2. The cue delay circuit of claim 1, further comprising an oscillator in communication with the state machine, the counter, the at least one flip flop, and the logic circuit.

3. The cue delay circuit of claim 1, wherein the flip flop comprises a synchronous D flip flop comprising a chip enabler and a reset.

4. The cue delay circuit of claim 1, further comprising a cue pulse conditioning circuit, wherein the cue pulse conditioning circuit is adapted to modify the cue signal by latching the cue signal and synchronizing the transmission of the cue signal with a buffered control signal.

5. The cue delay circuit of claim 4, wherein the cue pulse conditioning circuit further comprises a plurality of gates and flip flops.

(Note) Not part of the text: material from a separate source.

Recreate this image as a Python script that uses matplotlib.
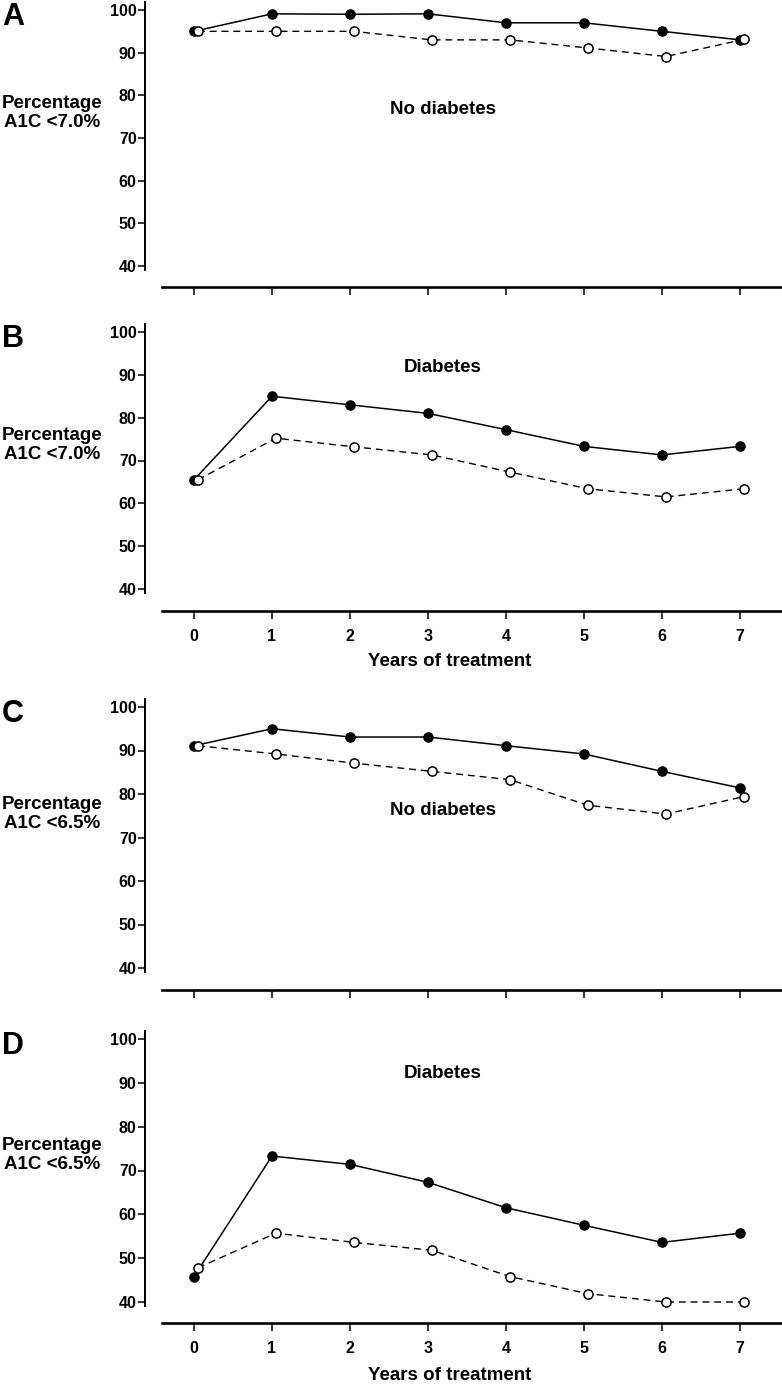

6. A method for reading a cue delay after the cue delay has been written for an ink jet printing system comprising the steps of:

j. inputting a start pulse to a state machine, wherein the start pulse initializes the state machine by clearing a counter to set a read address to zero, clearing a flip flop to set a latch comparator output to zero, and clearing a logic circuit to set the cue delay signal to zero;

k. concurrently inputting a cue delay value and the read address to an adder, wherein the adder generates a write address;

l. inputting a first buffered control signal from the state machine to the counter, wherein the counter increments the read address by one;

m. inputting the read address to a comparator and a multiplexer;

n. simultaneously with the step of inputting the cue delay value to the adder, inputting the cue delay value to the comparator to set the comparator output to a logic high value if the read address is greater than the cue delay value;

o. using a second buffered control signal to cause the multiplexer to provide the write address to a read access memory (RAM), wherein the multiplexer output is equal to the write address;

p. latching the comparator output using a gate circuit;

q. inputting a tachometer input to the state machine;

r. simultaneously inputting a cue signal to a RAM and inputting a third buffered control signal to the RAM causing the cue signal to be written to the RAM, wherein the cue signal corresponds to the write address;

s. using the second buffered control signal to cause the multiplexer to form a multiplexer output equal to the read address;

t. outputting the RAM output to the gate circuit;

u. passing the gated cue signal to a logic circuit if the latched comparator output is set to logic high;

v. using a fourth buffered control signal to enable the logic circuit to latch the gated cue signal to form the delayed cue signal;

w. transmitting the delayed cue signal to the ink jet printing system; and

x. repeating steps (b) through (n) until a new start pulse is received by the state machine.

7. The method of claim 6, wherein at least one of the buffered control signals are pulsed.

8. The method of claim 6, further comprising the step of employing a cue pulse conditioner to latch the cue signal until the cue signal can be written to the RAM.

9. The method of claim 8, further comprising the step of using the start pulse to initialize the cue pulse conditioning circuit.